● Data in this exercise:

□ □ □ □

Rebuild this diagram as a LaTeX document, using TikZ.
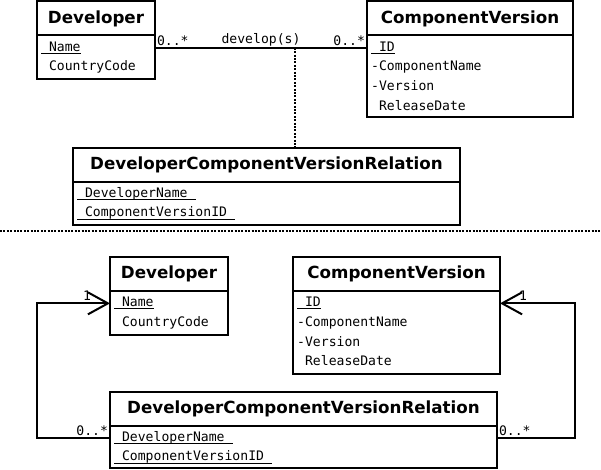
\documentclass[tikz,border=0pt]{standalone}
\usepackage{fontspec}
\newfontfamily\classfont{DejaVu Sans}
\newfontfamily\attrfont{DejaVu Sans Mono}
\usetikzlibrary{positioning,calc,arrows.meta}
\newcommand{\pkattr}[1]{\setbox0\hbox{#1}\rlap{\rule[-2.6pt]{\wd0}{0.9pt}}\box0}
\tikzset{
  classhead/.style={draw, line width=2pt, inner sep=0pt, outer sep=0pt, minimum height=34pt, font=\classfont\bfseries\fontsize{16.7}{19}\selectfont},
  classbody/.style={draw, line width=2pt, inner sep=0pt, outer sep=0pt},
  attr/.style={inner sep=0pt, text height=13pt, text depth=6.3pt, font=\attrfont\fontsize{13.1}{19}\selectfont},
  mult/.style={inner sep=1pt, font=\attrfont\fontsize{13.1}{16}\selectfont},
  assoc/.style={line width=2pt},
  navarrow/.style={line width=2pt, -{Straight Barb[length=20pt, width=22pt, line width=2pt]}},
  link/.style={line width=2pt, dash pattern=on 2pt off 1.4pt},
}
\begin{document}
\begin{tikzpicture}[x=1pt, y=-1pt]
  \useasboundingbox (0,0) rectangle (601,470);
  % association class
  \node[classhead, minimum width=118pt, anchor=north west] (devA) at (37,1.5) {Developer};
  \node[classbody, minimum width=118pt, minimum height=44pt, anchor=north] (devAbody) at (devA.south) {};
  \node[attr, anchor=north west] (devAname) at ($(devAbody.north west)+(4,2.5)$) {\pkattr{~Name}};
  \node[attr, below=0pt of devAname.south west, anchor=north west] (devAcode) {~CountryCode};

  \node[classhead, minimum width=206pt, anchor=north west] (cvA) at (367,1.5) {ComponentVersion};
  \node[classbody, minimum width=206pt, minimum height=82pt, anchor=north] (cvAbody) at (cvA.south) {};
  \node[attr, anchor=north west] (cvAid) at ($(cvAbody.north west)+(4,2.5)$) {\pkattr{~ID}};
  \node[attr, below=0pt of cvAid.south west, anchor=north west] (cvAname) {-ComponentName};
  \node[attr, below=0pt of cvAname.south west, anchor=north west] (cvAversion) {-Version};
  \node[attr, below=0pt of cvAversion.south west, anchor=north west] (cvAdate) {~ReleaseDate};

  \node[classhead, minimum width=387pt, anchor=north west] (relA) at (73,148) {DeveloperComponentVersionRelation};
  \node[classbody, minimum width=387pt, minimum height=43pt, anchor=north] (relAbody) at (relA.south) {};
  \node[attr, anchor=north west] (relAdev) at ($(relAbody.north west)+(4,2)$) {\pkattr{~DeveloperName~}};
  \node[attr, below=0pt of relAdev.south west, anchor=north west] (relAcv) {\pkattr{~ComponentVersionID~}};

  \draw[assoc] (devAbody.east |- devAname)
    -- node[mult, pos=0, anchor=south west] (devAmult) {0..*}
       node[mult, midway, above] (assocname) {develop(s)}
       node[mult, pos=1, anchor=south east] (cvAmult) {0..*}
       (cvAbody.west |- devAname);
  \coordinate (linkA) at ($(devAbody.east |- devAname)!0.66!(cvAbody.west |- devAname)$);
  \draw[link] (linkA) -- (linkA |- relA.north);

  \draw[link] (0,230.5) -- (601,230.5);

  % relation as its own class
  \node[classhead, minimum width=118pt, anchor=north west] (devB) at (110,257) {Developer};
  \node[classbody, minimum width=118pt, minimum height=44pt, anchor=north] (devBbody) at (devB.south) {};
  \node[attr, anchor=north west] (devBname) at ($(devBbody.north west)+(4,2.5)$) {\pkattr{~Name}};
  \node[attr, below=0pt of devBname.south west, anchor=north west] (devBcode) {~CountryCode};

  \node[classhead, minimum width=207pt, anchor=north west] (cvB) at (293,257) {ComponentVersion};
  \node[classbody, minimum width=207pt, minimum height=83pt, anchor=north] (cvBbody) at (cvB.south) {};
  \node[attr, anchor=north west] (cvBid) at ($(cvBbody.north west)+(4,2.5)$) {\pkattr{~ID}};
  \node[attr, below=0pt of cvBid.south west, anchor=north west] (cvBname) {-ComponentName};
  \node[attr, below=0pt of cvBname.south west, anchor=north west] (cvBversion) {-Version};
  \node[attr, below=0pt of cvBversion.south west, anchor=north west] (cvBdate) {~ReleaseDate};

  \node[classhead, minimum width=387pt, anchor=north west] (relB) at (110,392) {DeveloperComponentVersionRelation};
  \node[classbody, minimum width=387pt, minimum height=42pt, anchor=north] (relBbody) at (relB.south) {};
  \node[attr, anchor=north west] (relBdev) at ($(relBbody.north west)+(4,2)$) {\pkattr{~DeveloperName~}};
  \node[attr, below=0pt of relBdev.south west, anchor=north west] (relBcv) {\pkattr{~ComponentVersionID~}};

  \coordinate (railL) at (37,0);
  \coordinate (railR) at (575,0);
  \draw[navarrow] (relBbody.west |- relBdev)
    -- node[mult, pos=0, anchor=south east] (relBmultL) {0..*} (railL |- relBdev)
    -- (railL |- devBname)
    -- node[mult, pos=1, anchor=south east, xshift=-17pt, yshift=1pt] (devBmult) {1} (devBbody.west |- devBname);
  \draw[navarrow] (relBbody.east |- relBdev)
    -- node[mult, pos=0, anchor=south west] (relBmultR) {0..*} (railR |- relBdev)
    -- (railR |- cvBid)
    -- node[mult, pos=1, anchor=south west, xshift=17pt, yshift=1pt] (cvBmult) {1} (cvBbody.east |- cvBid);
\end{tikzpicture}
\end{document}
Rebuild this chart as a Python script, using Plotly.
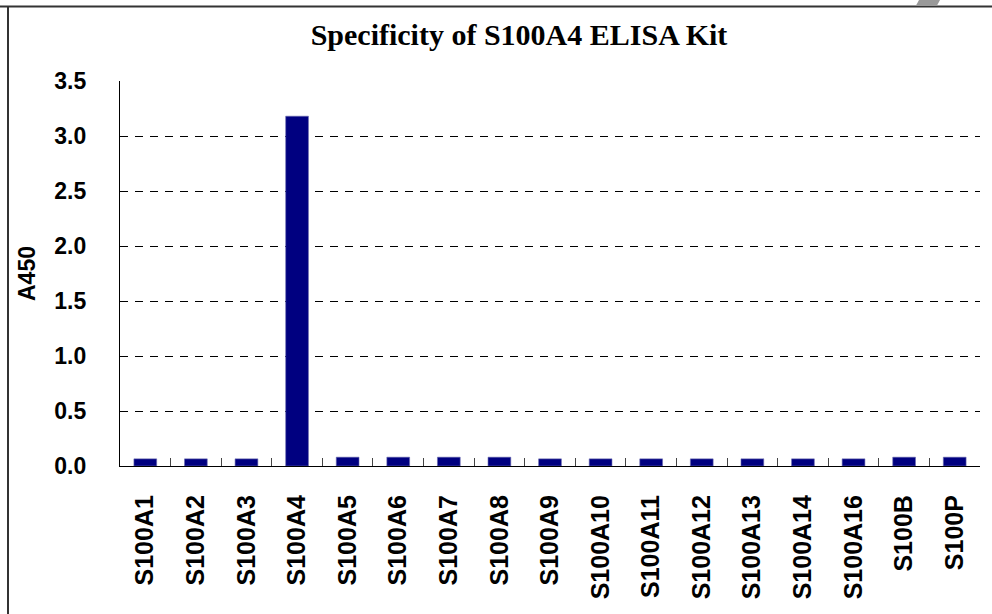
import plotly.graph_objects as go

categories = ["S100A1", "S100A2", "S100A3", "S100A4", "S100A5", "S100A6", "S100A7",
              "S100A8", "S100A9", "S100A10", "S100A11", "S100A12", "S100A13",
              "S100A14", "S100A16", "S100B", "S100P"]
a450 = [0.065, 0.065, 0.065, 3.18, 0.08, 0.08, 0.08, 0.08, 0.065, 0.065, 0.065,
        0.065, 0.065, 0.065, 0.065, 0.08, 0.08]
y_ticks = [0.0, 0.5, 1.0, 1.5, 2.0, 2.5, 3.0, 3.5]
y_tick_text = ["0.0", "0.5", "1.0", "1.5", "2.0", "2.5", "3.0", "3.5"]

W, H = 992, 614
L, R, T, B = 120, 12, 81, 148
PW, PH = W - L - R, H - T - B

def px(x):
    return (x - L) / PW

def py(y):
    return (H - B - y) / PH

fig = go.Figure(go.Bar(
    x=categories, y=a450,
    marker=dict(color="#000080", line=dict(color="#6a6ab0", width=0.6)),
))

fig.update_layout(
    width=W, height=H,
    margin=dict(l=L, r=R, t=T, b=B, autoexpand=False),
    paper_bgcolor="white", plot_bgcolor="white",
    bargap=0.55,
    showlegend=False,
    title=dict(text="<b>Specificity of S100A4 ELISA Kit</b>",
               font=dict(family="Liberation Serif", size=30, color="black"),
               x=519 / W, xanchor="center", y=1 - 34 / H, yanchor="middle"),
    shapes=[
        dict(type="line", xref="paper", yref="paper", x0=px(8), x1=px(8), y0=py(6), y1=py(H + 5),
             line=dict(color="#333333", width=2), layer="above"),
        dict(type="rect", xref="paper", yref="paper", x0=px(0), x1=px(W), y0=py(7.5), y1=py(5.5),
             fillcolor="#333333", line=dict(width=0), layer="above"),
        dict(type="path", xref="paper", yref="paper",
             path=f"M {px(916)} {py(5.5)} L {px(937)} {py(5.5)} L {px(940)} {py(0)} L {px(919)} {py(0)} Z",
             fillcolor="#999999", line=dict(width=0), layer="above"),
    ],
)

fig.update_xaxes(
    type="category",
    tickvals=categories, ticktext=[f"<b>{c}</b>" for c in categories],
    showline=True, linecolor="black", linewidth=1.2, mirror=False,
    ticks="inside", tickson="boundaries", ticklen=8, tickcolor="#444444", tickwidth=1.2,
    tickangle=-90,
    tickfont=dict(family="Liberation Sans", size=25, color="black"),
    ticklabelstandoff=18,
    showgrid=False,
)
fig.update_yaxes(
    range=[0, 3.5],
    tickvals=y_ticks, ticktext=[f"<b>{t}</b>" for t in y_tick_text],
    tickfont=dict(family="Liberation Sans", size=23, color="black"),
    ticks="", ticklabelstandoff=28,
    showline=True, linecolor="black", linewidth=1.2,
    showgrid=True, gridcolor="black", gridwidth=1, griddash="8px,7px",
    zeroline=False,
    title=dict(text="<b>A450</b>", font=dict(family="Liberation Sans", size=23, color="black"),
               standoff=12),
)

fig.write_html("out.html", config={"displayModeBar": False},
               post_script="document.body.style.margin='0px';")
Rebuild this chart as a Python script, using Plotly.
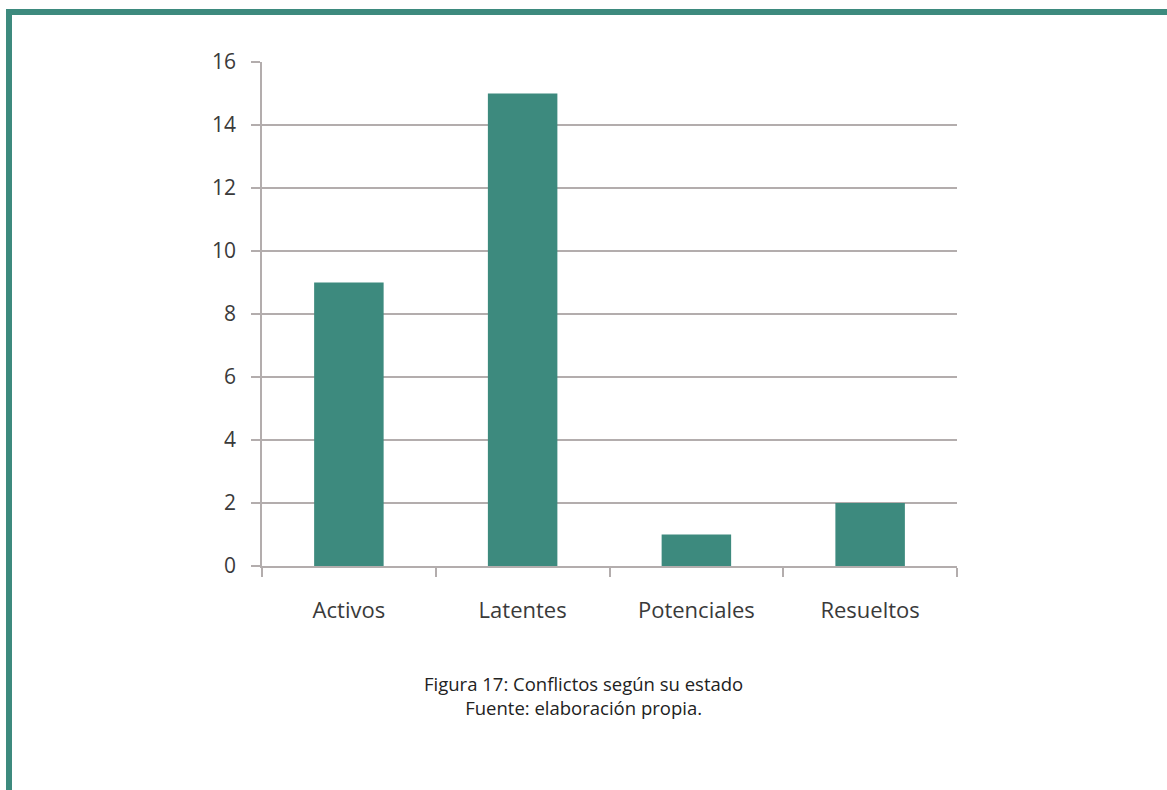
import plotly.graph_objects as go

categories = ["Activos", "Latentes", "Potenciales", "Resueltos"]
values = [9, 15, 1, 2]
y_ticks = [0, 2, 4, 6, 8, 10, 12, 14, 16]
caption_lines = ["Figura 17: Conflictos según su estado", "Fuente: elaboración propia."]

W, H = 1167, 790
L, R, T, B = 262, 957, 62, 566  # plot area in pixels

def px_x(p):
    return (p - L) / (R - L)

def px_y(p):
    return (B - p) / (B - T)

TEAL = "#3d8a7e"
GRID = "#b3adad"
FONT = "Open Sans, Noto Sans, sans-serif"

fig = go.Figure(go.Bar(
    x=categories, y=values, marker=dict(color=TEAL, line=dict(width=0)),
))

fig.update_layout(
    width=W, height=H,
    margin=dict(l=L, r=W - R, t=T, b=H - B, pad=0),
    paper_bgcolor="white", plot_bgcolor="white",
    bargap=0.6, showlegend=False,
    font=dict(family=FONT, color="#3a3a3a"),
)
fig.update_yaxes(
    range=[0, 16], tickvals=y_ticks, showgrid=True, gridcolor=GRID, gridwidth=1.5,
    showline=True, linecolor=GRID, linewidth=1.5,
    ticks="outside", ticklen=9, tickcolor=GRID, tickwidth=1.5,
    tickfont=dict(size=21, color="#3a3a3a"), ticklabelstandoff=11,
    zeroline=False, fixedrange=True,
)
fig.update_xaxes(
    showline=True, linecolor=GRID, linewidth=1.5,
    ticks="outside", ticklen=9, tickcolor=GRID, tickwidth=1.5,
    tickson="boundaries", showgrid=False,
    tickfont=dict(size=22, color="#3a3a3a"), ticklabelstandoff=24,
)

# frame (top and left teal border)
fig.add_shape(type="rect", xref="paper", yref="paper",
              x0=px_x(6), x1=px_x(W + 5), y0=px_y(15), y1=px_y(9),
              fillcolor=TEAL, line=dict(width=0), layer="above")
fig.add_shape(type="rect", xref="paper", yref="paper",
              x0=px_x(6), x1=px_x(12), y0=px_y(H + 5), y1=px_y(9),
              fillcolor=TEAL, line=dict(width=0), layer="above")

fig.add_annotation(
    xref="paper", yref="paper", x=px_x(583.5), y=px_y(669),
    text="<br>".join(caption_lines), showarrow=False, yanchor="top",
    xanchor="center", align="center",
    font=dict(family=FONT, size=18.5, color="#222222"),
)

fig.write_html("out.html")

□ □ □ □

● Exercise prompt: Include the first line of the records, the line containing "below=0pt of devAname.south", and every line between them, repeated exactly. Skip the pictures.

● Result of the exercise:
Rebuild this diagram as a LaTeX document, using TikZ.
\documentclass[tikz,border=0pt]{standalone}
\usepackage{fontspec}
\newfontfamily\classfont{DejaVu Sans}
\newfontfamily\attrfont{DejaVu Sans Mono}
\usetikzlibrary{positioning,calc,arrows.meta}
\newcommand{\pkattr}[1]{\setbox0\hbox{#1}\rlap{\rule[-2.6pt]{\wd0}{0.9pt}}\box0}
\tikzset{
  classhead/.style={draw, line width=2pt, inner sep=0pt, outer sep=0pt, minimum height=34pt, font=\classfont\bfseries\fontsize{16.7}{19}\selectfont},
  classbody/.style={draw, line width=2pt, inner sep=0pt, outer sep=0pt},
  attr/.style={inner sep=0pt, text height=13pt, text depth=6.3pt, font=\attrfont\fontsize{13.1}{19}\selectfont},
  mult/.style={inner sep=1pt, font=\attrfont\fontsize{13.1}{16}\selectfont},
  assoc/.style={line width=2pt},
  navarrow/.style={line width=2pt, -{Straight Barb[length=20pt, width=22pt, line width=2pt]}},
  link/.style={line width=2pt, dash pattern=on 2pt off 1.4pt},
}
\begin{document}
\begin{tikzpicture}[x=1pt, y=-1pt]
  \useasboundingbox (0,0) rectangle (601,470);
  % association class
  \node[classhead, minimum width=118pt, anchor=north west] (devA) at (37,1.5) {Developer};
  \node[classbody, minimum width=118pt, minimum height=44pt, anchor=north] (devAbody) at (devA.south) {};
  \node[attr, anchor=north west] (devAname) at ($(devAbody.north west)+(4,2.5)$) {\pkattr{~Name}};
  \node[attr, below=0pt of devAname.south west, anchor=north west] (devAcode) {~CountryCode};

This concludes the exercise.